**Raw data**
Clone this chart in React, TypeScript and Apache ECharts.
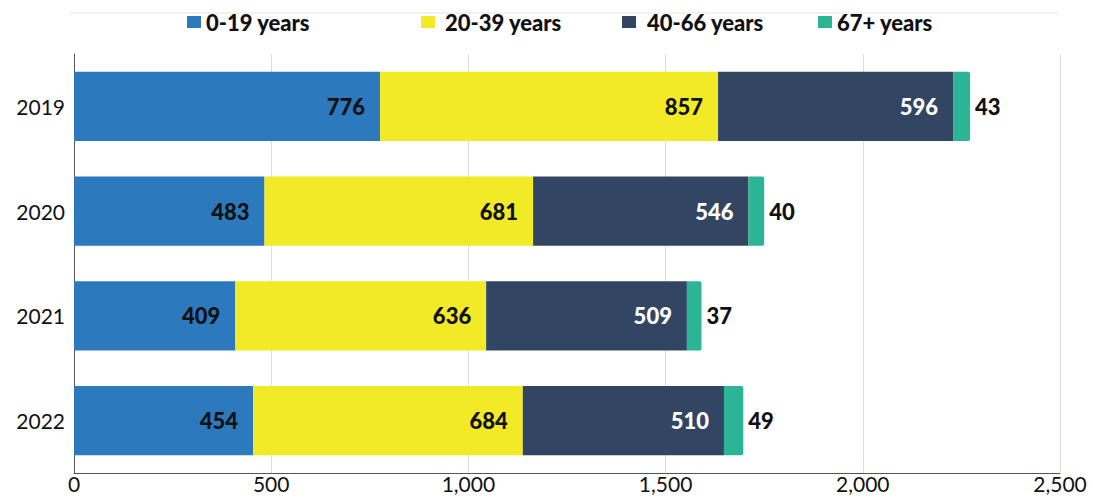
import React, { useEffect, useRef } from "react";
import * as echarts from "echarts";

const years = ["2019", "2020", "2021", "2022"];
const age0to19 = [776, 483, 409, 454];
const age20to39 = [857, 681, 636, 684];
const age40to66 = [596, 546, 509, 510];
const age67plus = [43, 40, 37, 49];
const seriesNames = ["0-19 years", "20-39 years", "40-66 years", "67+ years"];
const xTicks = { min: 0, max: 2500, interval: 500 };

const COLORS = ["#2C79BD", "#F3EA27", "#324664", "#2BB594"];
const FONT = "Lato, 'Open Sans', sans-serif";

export default function App() {
  const ref = useRef<HTMLDivElement>(null);
  useEffect(() => {
    document.body.style.margin = "0";
    const chart = echarts.init(ref.current!, null, { renderer: "svg" });
    const labelBase = {
      show: true,
      position: "insideRight" as const,
      distance: 15,
      fontFamily: FONT,
      fontWeight: 900,
      fontSize: 22,
      color: "#111",
    };
    const barBase = {
      type: "bar" as const,
      stack: "total",
      barCategoryGap: "34%",
    };
    const legendLefts = [187, 421, 622, 818];
    const legendPads = [[0, 0, 0, 0], [0, 0, 0, 5], [0, 0, 0, 6], [0, 0, 0, 0]];
    chart.setOption({
      animation: false,
      textStyle: { fontFamily: FONT },
      legend: seriesNames.map((n, i) => ({
        data: [n],
        left: legendLefts[i],
        top: 10,
        padding: 0,
        itemWidth: 14,
        itemHeight: 12,
        icon: "rect",
        textStyle: {
          fontFamily: FONT,
          fontWeight: 900,
          fontSize: 22,
          color: "#111",
          lineHeight: 24,
          padding: legendPads[i],
        },
      })),
      graphic: [
        {
          type: "line",
          shape: { x1: 70, y1: 13, x2: 1058, y2: 13 },
          style: { stroke: "#e4e4e4", lineWidth: 1 },
          silent: true,
          z: -1,
        },
      ],
      grid: { left: 74, right: 33, top: 54, bottom: 26, containLabel: false },
      xAxis: {
        type: "value",
        min: xTicks.min,
        max: xTicks.max,
        interval: xTicks.interval,
        axisLine: { show: true, lineStyle: { color: "#555", width: 1 } },
        axisTick: { show: false },
        splitLine: { show: true, lineStyle: { color: "#dcdcdc", width: 1 } },
        axisLabel: {
          fontFamily: FONT,
          fontSize: 21,
          color: "#111",
          margin: 0,
          formatter: (v: number) => v.toLocaleString("en-US"),
        },
      },
      yAxis: {
        type: "category",
        data: years,
        inverse: true,
        axisLine: { show: true, lineStyle: { color: "#555", width: 1 } },
        axisTick: { show: false },
        axisLabel: { fontFamily: FONT, fontSize: 21, color: "#111", margin: 9 },
      },
      series: [
        { ...barBase, name: seriesNames[0], data: age0to19, itemStyle: { color: COLORS[0] }, label: labelBase },
        { ...barBase, name: seriesNames[1], data: age20to39, itemStyle: { color: COLORS[1] }, label: labelBase },
        { ...barBase, name: seriesNames[2], data: age40to66, itemStyle: { color: COLORS[2] }, label: { ...labelBase, color: "#fff" } },
        {
          ...barBase,
          name: seriesNames[3],
          data: age67plus,
          itemStyle: { color: COLORS[3], borderRadius: [0, 2, 2, 0] },
          label: { ...labelBase, position: "right", distance: 5 },
        },
      ],
    });
    return () => chart.dispose();
  }, []);
  return <div ref={ref} style={{ width: 1093, height: 499 }} />;
}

**Exercise brief**
All the lines above are to be given again exactly as they read, with the pictures removed.

**Solution**
Clone this chart in React, TypeScript and Apache ECharts.
import React, { useEffect, useRef } from "react";
import * as echarts from "echarts";

const years = ["2019", "2020", "2021", "2022"];
const age0to19 = [776, 483, 409, 454];
const age20to39 = [857, 681, 636, 684];
const age40to66 = [596, 546, 509, 510];
const age67plus = [43, 40, 37, 49];
const seriesNames = ["0-19 years", "20-39 years", "40-66 years", "67+ years"];
const xTicks = { min: 0, max: 2500, interval: 500 };

const COLORS = ["#2C79BD", "#F3EA27", "#324664", "#2BB594"];
const FONT = "Lato, 'Open Sans', sans-serif";

export default function App() {
  const ref = useRef<HTMLDivElement>(null);
  useEffect(() => {
    document.body.style.margin = "0";
    const chart = echarts.init(ref.current!, null, { renderer: "svg" });
    const labelBase = {
      show: true,
      position: "insideRight" as const,
      distance: 15,
      fontFamily: FONT,
      fontWeight: 900,
      fontSize: 22,
      color: "#111",
    };
    const barBase = {
      type: "bar" as const,
      stack: "total",
      barCategoryGap: "34%",
    };
    const legendLefts = [187, 421, 622, 818];
    const legendPads = [[0, 0, 0, 0], [0, 0, 0, 5], [0, 0, 0, 6], [0, 0, 0, 0]];
    chart.setOption({
      animation: false,
      textStyle: { fontFamily: FONT },
      legend: seriesNames.map((n, i) => ({
        data: [n],
        left: legendLefts[i],
        top: 10,
        padding: 0,
        itemWidth: 14,
        itemHeight: 12,
        icon: "rect",
        textStyle: {
          fontFamily: FONT,
          fontWeight: 900,
          fontSize: 22,
          color: "#111",
          lineHeight: 24,
          padding: legendPads[i],
        },
      })),
      graphic: [
        {
          type: "line",
          shape: { x1: 70, y1: 13, x2: 1058, y2: 13 },
          style: { stroke: "#e4e4e4", lineWidth: 1 },
          silent: true,
          z: -1,
        },
      ],
      grid: { left: 74, right: 33, top: 54, bottom: 26, containLabel: false },
      xAxis: {
        type: "value",
        min: xTicks.min,
        max: xTicks.max,
        interval: xTicks.interval,
        axisLine: { show: true, lineStyle: { color: "#555", width: 1 } },
        axisTick: { show: false },
        splitLine: { show: true, lineStyle: { color: "#dcdcdc", width: 1 } },
        axisLabel: {
          fontFamily: FONT,
          fontSize: 21,
          color: "#111",
          margin: 0,
          formatter: (v: number) => v.toLocaleString("en-US"),
        },
      },
      yAxis: {
        type: "category",
        data: years,
        inverse: true,
        axisLine: { show: true, lineStyle: { color: "#555", width: 1 } },
        axisTick: { show: false },
        axisLabel: { fontFamily: FONT, fontSize: 21, color: "#111", margin: 9 },
      },
      series: [
        { ...barBase, name: seriesNames[0], data: age0to19, itemStyle: { color: COLORS[0] }, label: labelBase },
        { ...barBase, name: seriesNames[1], data: age20to39, itemStyle: { color: COLORS[1] }, label: labelBase },
        { ...barBase, name: seriesNames[2], data: age40to66, itemStyle: { color: COLORS[2] }, label: { ...labelBase, color: "#fff" } },
        {
          ...barBase,
          name: seriesNames[3],
          data: age67plus,
          itemStyle: { color: COLORS[3], borderRadius: [0, 2, 2, 0] },
          label: { ...labelBase, position: "right", distance: 5 },
        },
      ],
    });
    return () => chart.dispose();
  }, []);
  return <div ref={ref} style={{ width: 1093, height: 499 }} />;
}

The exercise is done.